Palucci I, Battah B, Salustri A, De Maio F, Petrone L, Ciccosanti F, Sali M, Bondet V, Duffy D, Fimia GM, Goletti D and Delogu G
Int J Med Microbiol. 2019 May 22. pii: S1438-4221(19)30097-9. doi: 10.1016/j.ijmm.2019.05.005.
Interferon-γ inducible protein 10 (IP-10), is a potent chemoattractant that promotes migration of monocytes and activated T-cells to inflammation foci. IP-10 is elevated in serum of patients with chronic hepatitis C virus (HCV) and tuberculosis (TB) infections, although it remains to be determined the contribution of IP-10 in restricting Mycobacterium tuberculosis (Mtb) replication. Here, we investigated the impact of IP-10 on mycobacteria replication using the ex vivo model of human whole-blood (WB) assay. In particular, we compared the levels of IP-10 upon infection with different Mtb clinical strains and species of non-tuberculous mycobacteria (NTM) and evaluated how IP-10 may contain bacterial replication.
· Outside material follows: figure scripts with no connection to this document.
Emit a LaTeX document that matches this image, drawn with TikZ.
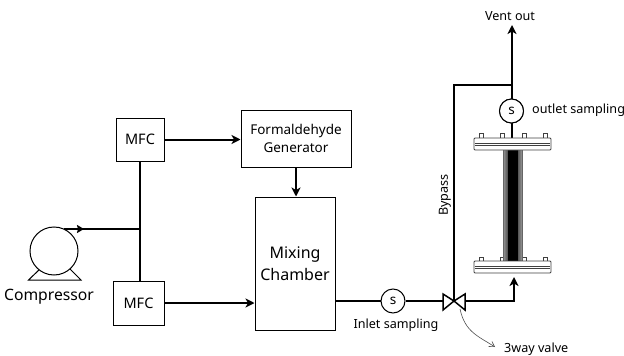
\documentclass[tikz,border=0pt]{standalone}
\usepackage{fontspec}
\setmainfont{Noto Sans}
\usetikzlibrary{arrows.meta,shapes.misc,calc}
\tikzset{
  box/.style={draw=black,line width=1pt,fill=white,inner sep=0pt,align=center,font=\fontsize{13.5}{18}\selectfont},
  sens/.style={circle,draw=black,line width=1pt,fill=white,minimum size=24pt,inner sep=0pt,font=\fontsize{13.5}{14}\selectfont},
  lab/.style={inner sep=0pt,font=\fontsize{12.6}{14}\selectfont},
  flow/.style={line width=2pt,draw=black,line join=miter},
  flowa/.style={flow,-{Stealth[length=9pt,width=9pt,inset=2.5pt]}},
  flange/.style={draw=black!75,line width=.8pt,fill=white,rounded corners=1pt},
  bolt/.style={draw=black!75,line width=.7pt,fill=white}
}
\begin{document}
\begin{tikzpicture}[x=1pt,y=-1pt]
\useasboundingbox (0,0) rectangle (624,356);
% boxes
\node[box,minimum width=48pt,minimum height=43pt,font=\fontsize{14.5}{18}\selectfont] (mfca) at (140,139.5) {MFC};
\node[box,minimum width=51pt,minimum height=44pt,font=\fontsize{14.5}{18}\selectfont] (mfcb) at (138.5,303) {MFC};
\node[box,minimum width=110pt,minimum height=57pt] (gen) at (296,138.5) {Formaldehyde\\Generator};
\node[box,minimum width=80pt,minimum height=133pt,font=\fontsize{16}{22}\selectfont] (mix) at (295,263.5) {Mixing\\Chamber};
\node[sens] (sin) at (393,301) {s};
\node[sens] (sout) at (511.5,111) {s};
% compressor
\coordinate (pumpc) at (54,251);
\draw[line width=1pt,fill=white] (40,269) -- (28.5,280) -- (81,280) -- (70,269);
\node[circle,draw=black,line width=1pt,fill=white,minimum size=48pt,inner sep=0pt] (pump) at (pumpc) {};
\node[lab,font=\fontsize{15.7}{18}\selectfont,anchor=center] (comp) at (49,296.5) {Compressor};
% junction and free-end coordinates
\coordinate (junc) at (140,229);
\coordinate (ptop) at (64,229);
\coordinate (ptip) at (84,229);
\coordinate (valve) at (454,301);
\coordinate (bypc) at (454,85);
\coordinate (main) at (512,85);
\coordinate (vent) at (512,25);
\coordinate (fbot) at (514,277);
\coordinate (turn) at (514,301);
\coordinate (ftop) at (512,138);
% connectors
\draw[flow] (mfca.south) -- (mfcb.north -| mfca.south);
\draw[flow] (ptop) -- (junc);
\draw[line width=2.8pt,-{Stealth[length=7pt,width=8pt,inset=1pt]}] (ptop) -- (ptip);
\draw[flowa] (mfca.east) -- (gen.west |- mfca.east);
\draw[flowa] (gen.south) -- (mix.north -| gen.south);
\draw[flowa] (mfcb.east) -- (mix.west |- mfcb.east);
\draw[flow] (mix.east |- sin.west) -- (sin.west);
\draw[flow] (sin.east) -- (valve);
\draw[flow] (valve) -- (bypc) -- (main);
\draw[flowa] (valve) -- (turn) -- (fbot);
\draw[flowa] (ftop) -- (vent);
% valve
\draw[line width=1.5pt,line join=miter,fill=white] (valve) -- (443,294) -- (443,310) -- cycle;
\draw[line width=1.5pt,line join=miter,fill=white] (valve) -- (465,294) -- (465,310) -- cycle;
\node[sens] (soutb) at (sout) {s};
% flanges and tube
\foreach \x in {481,502,524,545}{
  \draw[bolt] (\x-2,133) rectangle (\x+2,138);
  \draw[bolt] (\x-2,257) rectangle (\x+2,261.5);
}
\shade[left color=black!40,right color=black!40,middle color=black] (503,150) rectangle (522,261);
\draw[black!60,line width=.6pt] (503,150) -- (503,261) (522,150) -- (522,261);
\fill[black] (507.5,150) rectangle (517.5,261);
\draw[flange] (474,138) rectangle (551,150);
\draw[black!75,line width=.7pt] (475,143) -- (550,143) (475,145) -- (550,145);
\draw[flange] (474,261) rectangle (551,273);
\draw[black!75,line width=.7pt] (475,266) -- (550,266) (475,268) -- (550,268);
% labels
\node[lab] (lvent) at (510,16) {Vent out};
\node[lab,anchor=west] (lout) at (532,110.5) {outlet sampling};
\node[lab] (lin) at (396,325) {Inlet sampling};
\node[lab,rotate=90] (lby) at (445,195) {Bypass};
\node[lab,anchor=west] (lvalve) at (504,349) {3way valve};
\coordinate (vtail) at (460,309);
\draw[black!70,line width=.6pt,-{Straight Barb[length=5pt,width=6pt]}] (vtail) .. controls (465,332) and (478,336) .. (495,347);
\end{tikzpicture}
\end{document}
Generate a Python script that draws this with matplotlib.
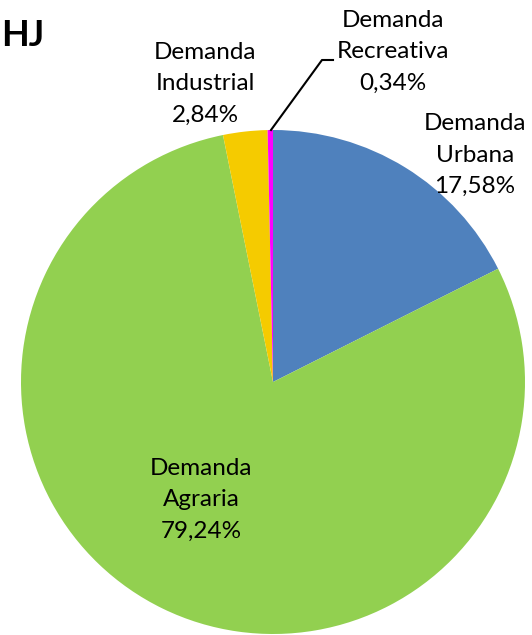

Interestingly, we observed that the inhibition of the host enzyme dipeptidyl peptidase IV (DPP-IV), which inactivates IP-10 through cleavage of two amino acids at the chemokine N-terminus, restricted mycobacterial persistence in WB, supporting the critical role of full length IP-10 in mediating an anti-Mtb response. Addition of recombinant IP-10 expressed in eukaryotic cells enhanced the anti-mycobacterial activity in WB, although no differences were observed when IP-10 containing different proportions of cleaved and non-cleaved forms of the chemokine were added. Moreover, recombinant IP-10 did not exert a direct anti-mycobacterial effect. Our results underscore the clinical relevance of IP-10 in mycobacteria pathogenesis and support the potential outcomes that may derive by targeting the IP-10/CXCR3 pathway as host directed therapies for the treatment of Mtb or NTM infections.